Góis lembra de outro caso, ocorrido no Rio de Janeiro, que é semelhante a esse. “Os trabalhadores de uma farmácia que ficava localizada em uma comunidade concordaram com uma redução de 30 minutos no intervalo do almoço para que pudessem sair meia hora mais cedo. O pedido foi realizado porque às 19h começava o movimento de uma boca de fumo que ficava perto do estabelecimento, e a redução do horário de trabalho dos funcionários para às 19h30 teria um efeito benéfico em termos de segurança”, conta o advogado.
Mesmo assim, a Justiça do Trabalho, condenou a empresa quando um ex-empregado entrou com processo para receber indenização por causa desse menor intervalo de almoço.
“Muitas vezes, a coisa se agrava mais quando a negociação é entre um único empregado e o empregador, porque parece que houve coação.

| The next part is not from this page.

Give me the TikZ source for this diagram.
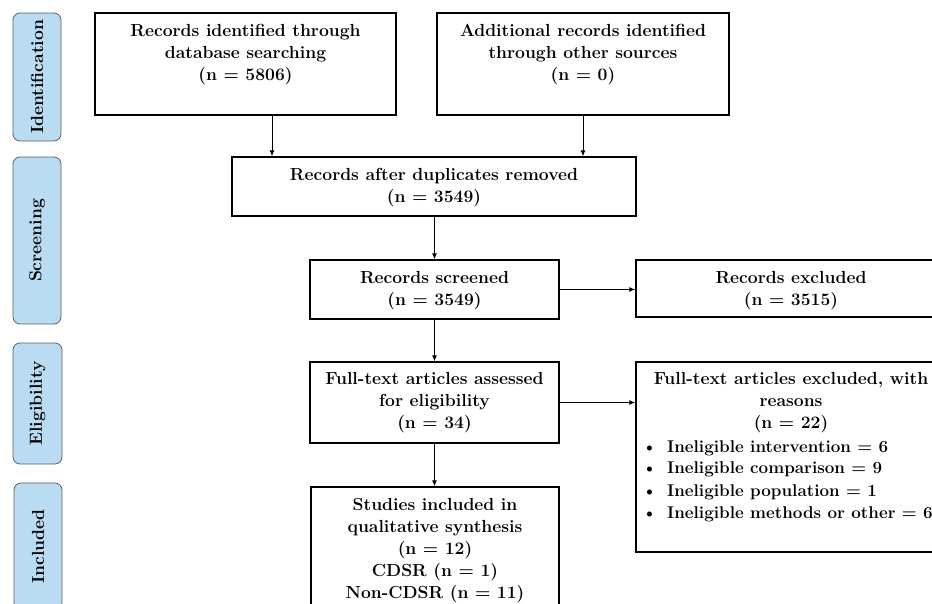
\documentclass[tikz,border=0pt]{standalone}
\usepackage{fontspec}
\usepackage{xcolor}
\usetikzlibrary{arrows.meta, positioning}

\definecolor{stageblue}{RGB}{185,220,242}
\definecolor{stageline}{RGB}{95,95,95}

\begin{document}
\begin{tikzpicture}[x=1pt, y=-1pt,
        stage/.style={draw=stageline, fill=stageblue, rounded corners=7pt, line width=0.8pt,
            rotate=90, inner sep=0pt, font=\fontsize{17.5}{20}\selectfont\bfseries},
        recbox/.style={draw, line width=1.3pt, inner sep=0pt},
        rectext/.style={align=center, inner sep=0pt, font=\fontsize{17.5}{22}\selectfont\bfseries},
        flow/.style={-{Latex[length=6pt, width=5pt]}, line width=1pt}]
        \useasboundingbox (0,0) rectangle (932,604);

        % 左侧阶段标签
        \node[stage, minimum width=128pt, minimum height=48pt] (sIdent) at (37,77) {Identification};
        \node[stage, minimum width=167pt, minimum height=48pt] (sScreen) at (37,240.5) {Screening};
        \node[stage, minimum width=121pt, minimum height=49pt] (sElig) at (37.5,403.5) {Eligibility};
        \node[stage, minimum width=127pt, minimum height=48pt] (sIncl) at (38,546.5) {Included};

        % 识别
        \node[recbox, minimum width=301pt, minimum height=102pt] (rec1) at (245.5,64) {};
        \node[rectext, below=11.5pt of rec1.north] (rec1t) {Records identified through\\database searching\\(n = 5806)};
        \node[recbox, minimum width=292pt, minimum height=102pt] (rec2) at (583,64) {};
        \node[rectext, below=11.5pt of rec2.north] (rec2t) {Additional records identified\\through other sources\\(n = 0)};

        % 筛选
        \node[recbox, minimum width=404pt, minimum height=59pt] (dup) at (434,186.5) {};
        \node[rectext, below=11.5pt of dup.north] (dupt) {Records after duplicates removed\\(n = 3549)};
        \node[recbox, minimum width=249pt, minimum height=59pt] (screen) at (434.5,289.5) {};
        \node[rectext, below=11.5pt of screen.north] (screent) {Records screened\\(n = 3549)};
        \node[recbox, minimum width=310pt, minimum height=57pt] (excl) at (791,288.5) {};
        \node[rectext, below=11.5pt of excl.north] (exclt) {Records excluded\\(n = 3515)};

        % 合格性
        \node[recbox, minimum width=249pt, minimum height=81pt] (full) at (434.5,402.5) {};
        \node[rectext, below=11pt of full.north] (fullt) {Full-text articles assessed\\for eligibility\\(n = 34)};
        \node[recbox, minimum width=310pt, minimum height=190pt] (reason) at (791,457) {};
        \node[rectext, below=11pt of reason.north] (reasont) {Full-text articles excluded, with\\reasons\\(n = 22)};
        \node[rectext, align=left, anchor=north west, font=\fontsize{17}{22}\selectfont\bfseries]
            (reasonlist) at (642,440)
            {\makebox[25pt][l]{\textbullet}Ineligible intervention = 6\\
             \makebox[25pt][l]{\textbullet}Ineligible comparison = 9\\
             \makebox[25pt][l]{\textbullet}Ineligible population = 1\\
             \makebox[25pt][l]{\textbullet}Ineligible methods or other = 6};

        % 纳入
        \node[recbox, minimum width=248pt, minimum height=126pt] (incl) at (435,550) {};
        \node[rectext, below=12pt of incl.north] (inclt) {Studies included in\\qualitative synthesis\\(n = 12)\\CDSR (n = 1)\\Non-CDSR (n = 11)};

        % 箭头
        \draw[flow] ([xshift=26.5pt]rec1.south) -- ([xshift=26.5pt]rec1.south |- dup.north);
        \draw[flow] (rec2.south) -- (rec2.south |- dup.north);
        \draw[flow] (screen.north |- dup.south) -- (screen.north);
        \draw[flow] (screen.east) -- (screen.east -| excl.west);
        \draw[flow] (screen.south) -- (full.north);
        \draw[flow] (full.east) -- (full.east -| reason.west);
        \draw[flow] (full.south) -- (full.south |- incl.north);
\end{tikzpicture}
\end{document}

Quando os funcionários decidem em assembleia e o sindicato não concorda, em tese, há o amparo da coletividade dos empregados para levar à diante a alteração”, afirma Góis.
Apesar disso, o sócio do BMA ressalva que mesmo casos assim, se são judicializados, enfrentam um entendimento do Tribunal Superior do Trabalho (TST) de que não dá para afirmar com segurança que a coletividade dos empregados foi respeitada se o órgão que defende os funcionários não deu seu aval.
Reforma
O sócio trabalhista do Mattos Filho, Domingos Fortunato, acredita que problemas como esses poderão ter soluções melhores com a Reforma Trabalhista enviada ao Congresso pelo governo Michel Temer. Segundo ele, o ponto que mais agrada no texto é o da prevalência do acordado sobre o legislado. “É um avanço considerável, mas vamos ter que olhar para uma possível reforma sindical”, ressalva.
Fortunato considera ser perigoso dar mais força para os acordos se os sindicatos forem fracos já que a lei brasileira só permite um órgão de defesa dos trabalhadores por região. “Poderia existir 15 [sindicatos], mas apenas o melhor sobreviveria. Todo monopólio piora a qualidade do serviço”, aponta.
A sócia do Andrade Maia Advogados, Maria Carolina Seifriz Lima, vê racionalidade na flexibilização de assuntos como a questão dos intervalos. “Às vezes algumas indústrias ficam longe dos centros e é melhor reduzir o intervalo, reduzindo também a carga horária. Com a reforma, as empresas vão poder se adequar melhor”, conclui a advogada.